When you think of Moorish work in Spain, it’s the monuments of the south you’ll think of first – the Alhambra in Granada, the fine Giralda tower in Seville, the Great Mosque of Cordoba. Andalusia is the Arab heartland of Spain.
But the Moors ruled the country all the way up to Madrid, and beyond – in fact at one point they reached Narbonne, in France. Toledo and Segovia were both in Moorish hands for more than two centuries. And some of the greatest monuments of Islamic art in Spain are in the northern half of the country.
Zaragoza (Saraqustah in Arabic) has a monument that rivals both the Alhambra and the great Mosque of Cordoba. The Aljaferia, built about 1050, dates from the period of the independent taifa kingdoms – after the Cordoba caliphate that built the mosque, and before the Nasrid dynasty that built the Alhambra.
The fortified wall with its little round turrets doesn't feel Arabic – it’s more like the walls of Avila, a Christian redoubt. But inside, the lacy stucco designs and beautiful arcades leave you in no doubt that this is a Moorish palace. It continued in use as a royal palace for the Christian Kings of Aragon, who conquered Zaragoza in 1118 – but the mosque still survives. And the feeling of the palace, which despite the fortifications creates an effect of interlinked, translucent spaces, is entirely Moorish.
La Seo, the cathedral, is built on the site of a mosque, and betrays its roots in the mudéjar decoration of its external walls. But the thirteenth century ‘Arab baths’ are in fact probably Jewish.
Teruel, dramatically positioned on a rocky outcrop, is another fine mudéjar town. The cathedral boasts a thirteenth century painted wooden ceiling, including Arabic and Latin inscriptions as well as figures of kings and mythical beasts. It also shelters the romantic tomb of the doomed lovers of Teruel. This story of the Crusader who went east to make his fortune, and died of a broken heart when he heard his beloved had married, reminds us that cultural currents flowed in both directions – east to west, and west to east.
The church towers of Teruel are easily recognisable as minarets; the designs are like fair isle sweaters made of brick, with white dots enlivening the pattern. This is, in many ways, an Arab city made Spanish.

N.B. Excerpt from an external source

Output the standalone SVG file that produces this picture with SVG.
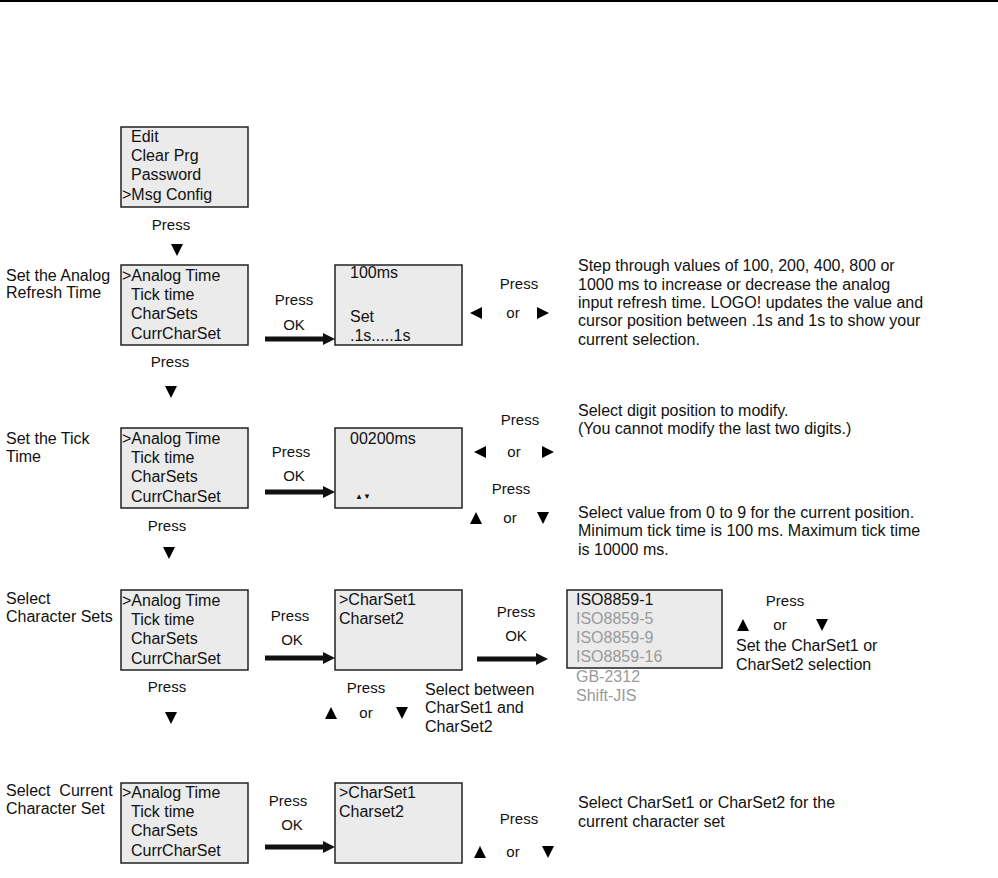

Toledo (the Arabic Tulaytela) was brought back under Christian control quite early, in 1085, yet retains two mosques and two synagogues. The Cristo de la Luz, a mosque before the mudéjar apse was added to turn it into a church, is a perfect cube, with nine rib vaults supported by four columns. The lesser known Mezquita de las Tornerias, nearer the centre of the city, is very similar.
Even after the reconquest Toledo supported a multicultural society. The church of San Roman, for instance, contains Arabic inscriptions as well as fine wall paintings of saints and bishops. And both the fine synagogues were built after the reconquest, by Muslim builders working for Jews in a Christian society. The Synagogue del Transito, built for rich Jew Samuel ha-Levi, is decorated with Arabic inscriptions as well as with the arms of Pedro the Cruel, who employed ha-Levi as his finance minister. The many mudéjar churches, with fine brickwork arches, also echo Toledo’s Moorish past.

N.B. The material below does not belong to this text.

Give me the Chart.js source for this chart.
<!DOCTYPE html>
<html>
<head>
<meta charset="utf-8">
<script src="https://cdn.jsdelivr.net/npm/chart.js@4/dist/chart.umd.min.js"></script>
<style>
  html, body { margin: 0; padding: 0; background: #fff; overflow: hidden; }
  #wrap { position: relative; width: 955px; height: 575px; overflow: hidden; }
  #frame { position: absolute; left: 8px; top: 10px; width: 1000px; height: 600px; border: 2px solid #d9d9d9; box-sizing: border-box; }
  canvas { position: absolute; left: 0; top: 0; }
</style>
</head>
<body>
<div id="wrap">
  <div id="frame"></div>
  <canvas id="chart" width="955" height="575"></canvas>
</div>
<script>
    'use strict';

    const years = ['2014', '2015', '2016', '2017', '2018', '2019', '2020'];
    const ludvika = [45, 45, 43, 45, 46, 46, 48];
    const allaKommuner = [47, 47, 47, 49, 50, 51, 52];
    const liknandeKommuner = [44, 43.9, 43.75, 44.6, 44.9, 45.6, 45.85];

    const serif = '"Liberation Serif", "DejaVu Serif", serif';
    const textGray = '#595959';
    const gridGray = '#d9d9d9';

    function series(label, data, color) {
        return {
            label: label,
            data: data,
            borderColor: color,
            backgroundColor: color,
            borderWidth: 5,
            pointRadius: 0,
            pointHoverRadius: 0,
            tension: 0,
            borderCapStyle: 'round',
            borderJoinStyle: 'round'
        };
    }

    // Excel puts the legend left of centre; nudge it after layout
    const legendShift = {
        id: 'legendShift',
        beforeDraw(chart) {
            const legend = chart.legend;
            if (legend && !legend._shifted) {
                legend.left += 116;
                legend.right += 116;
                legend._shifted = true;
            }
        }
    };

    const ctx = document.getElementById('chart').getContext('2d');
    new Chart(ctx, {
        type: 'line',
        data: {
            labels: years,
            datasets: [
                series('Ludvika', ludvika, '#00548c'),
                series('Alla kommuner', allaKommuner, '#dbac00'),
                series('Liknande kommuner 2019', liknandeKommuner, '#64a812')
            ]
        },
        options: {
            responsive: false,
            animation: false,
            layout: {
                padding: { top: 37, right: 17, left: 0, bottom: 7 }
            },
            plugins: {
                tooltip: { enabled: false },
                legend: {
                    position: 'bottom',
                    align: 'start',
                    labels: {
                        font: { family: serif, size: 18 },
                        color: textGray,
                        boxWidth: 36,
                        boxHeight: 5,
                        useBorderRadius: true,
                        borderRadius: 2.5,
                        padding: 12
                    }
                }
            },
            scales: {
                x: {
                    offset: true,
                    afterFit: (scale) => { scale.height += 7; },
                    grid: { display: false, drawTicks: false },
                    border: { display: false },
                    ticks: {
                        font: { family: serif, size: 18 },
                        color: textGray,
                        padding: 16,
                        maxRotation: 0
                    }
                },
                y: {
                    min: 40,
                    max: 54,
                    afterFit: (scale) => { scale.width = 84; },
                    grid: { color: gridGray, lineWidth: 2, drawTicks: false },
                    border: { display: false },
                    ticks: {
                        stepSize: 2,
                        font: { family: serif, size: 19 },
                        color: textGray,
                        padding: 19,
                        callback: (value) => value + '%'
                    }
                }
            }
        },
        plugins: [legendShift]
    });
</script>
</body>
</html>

Segovia (Siqqubiyah) is also an outpost of Arab civilisation. There’s fine mudéjar work in the Alcazar – the very name of the castle is Arabic, al Qasr, ‘the fortress’, though most of it is a nineteenth century reconstruction after a disastrous fire. The synagogue, also rebuilt after a fire, is similar to the synagogue of Santa Maria la Blanca in Toledo, though smaller, with horseshoe arches and sharply carved pine cone capitals. And the royal monastery of San Antonio, just outside the centre of the city, has a marvellous mudéjar ceiling and many fine works of art.
But perhaps you get the feeling of Arab Spain most strongly in the little barrio of San Lorenzo. The low half-timbered houses here are quite different from the stone built noble houses of the city; they were intended for mudejars, Arabs who stayed behind in Christian Spain and worked mainly in agriculture. The church has a horseshoe arch at the west end, and a mudéjar roof over the crossing.
And if you walk down a little path, away from the church, you’ll see the huertas, or market gardens, irrigated by a little channel just like the falaj or qanat systems of Arabia and North Africa. While it’s cultural splendours that attract most travellers to the Moorish monuments of Spain, it’s in front of this little water channel that you feel the presence of an Arab civilisation most strongly.